Narine’s big-hitting wasn’t something entirely new to the Caribbean Islands, though. He was a hero in Windball cricket, a local 8-over match played in the Islands with a soft ball under floodlights. A yearly windball cricket competition has been going on since 2004 with even international players of the stature of Dwayne Bravo and Kieron Pollard participating in it to-date. 

Sunil Narine was first tried at the top by Melbourne Renegades in the BBL.

Named the Norman’s Windball League, after founder Norman Mungroo, the tournament has grown from 12 teams in 2004 to around 50 teams today. It is played over nearly half a year (more than five months long) on concrete surfaces. The stakes aren’t small either. The total prize money is a whopping 90,000 TT dollars or US$13,400.

Narine used to open the batting and bowling in the tournament and his big-hitting skills are a steal from striking the soft ball hard and long. The knuckle ball he  bowls is also developed from bowling with the squishy soft ball in the windball tournament. His dad played a role in helping Narine develop the delivery. Having watched Ajantha Mendis in action with his carrom ball, Shadeed asked Narine to try a variation with the hard ball that was similar to what he was bowling with the soft ball.

The direct results of windball cricket were more evident in his batting. Fearless at the crease, Narine was a master in clearing the in-field, all that was needed to score boundaries at frenetic pace in the powerplays. But his batting also evolved. He would develop a sense of which ball to nurdle and which ball to belt and in two years, the West Indian turned into one of the most ferocious openers the IPL has seen. His average and consistency might still waver when compared to an overseas opener like David Warner, but in the specific role of pushing the opposition into defense early on, Narine thrived as his strike rate reflects.

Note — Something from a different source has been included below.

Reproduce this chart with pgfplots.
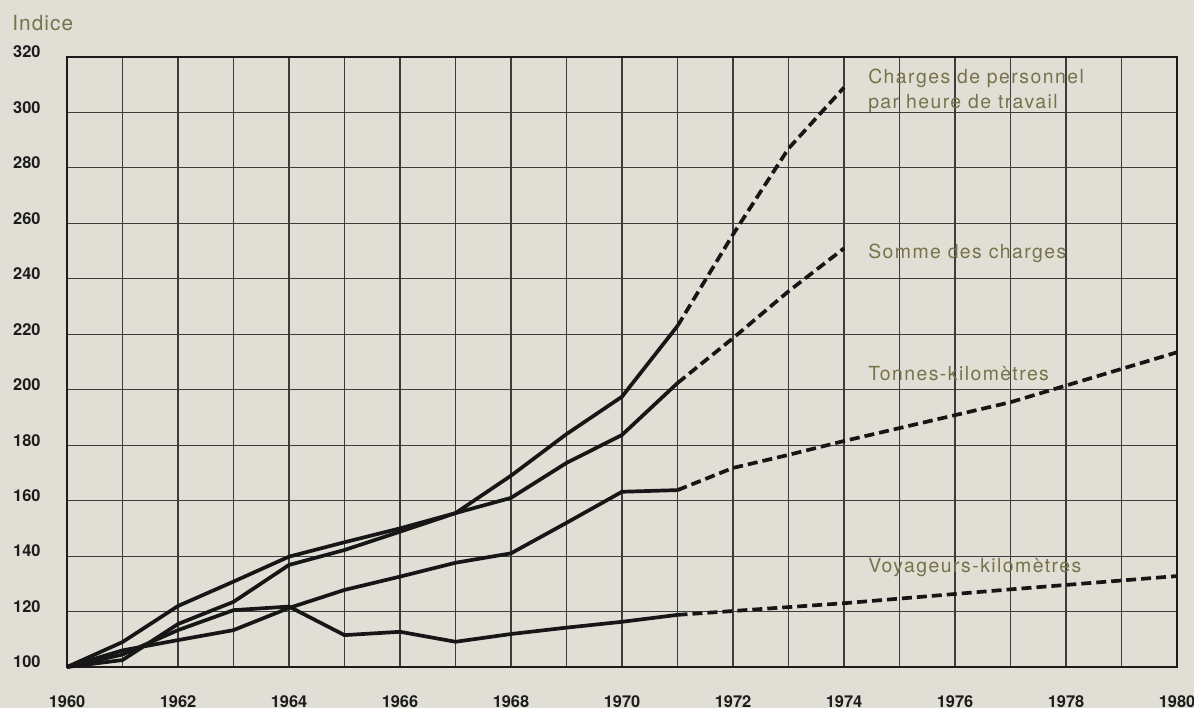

Sunil Narine opened the batting in the annual Norman Windball Cricket League in the Caribbean Islands.

Incidentally, the man he was named after is known for one of the slowest innings in the history of limited-overs cricket – a 174-ball 36* in the inaugural World Cup in 1975 against England. The other Sunil, though, is quick to get off the blocks and also quick to exit the ground, in total contrast to his namesake. 

Those words by his father – “What’s for you is for you and will happen” – seems fitting right now. He was named after a legendary opening batsman and while his success as a batsman is no where close to Gavaskar’s, in his own queer way, Narine has created a template of his own to succeed at the trade, albeit in the shortest format of the game.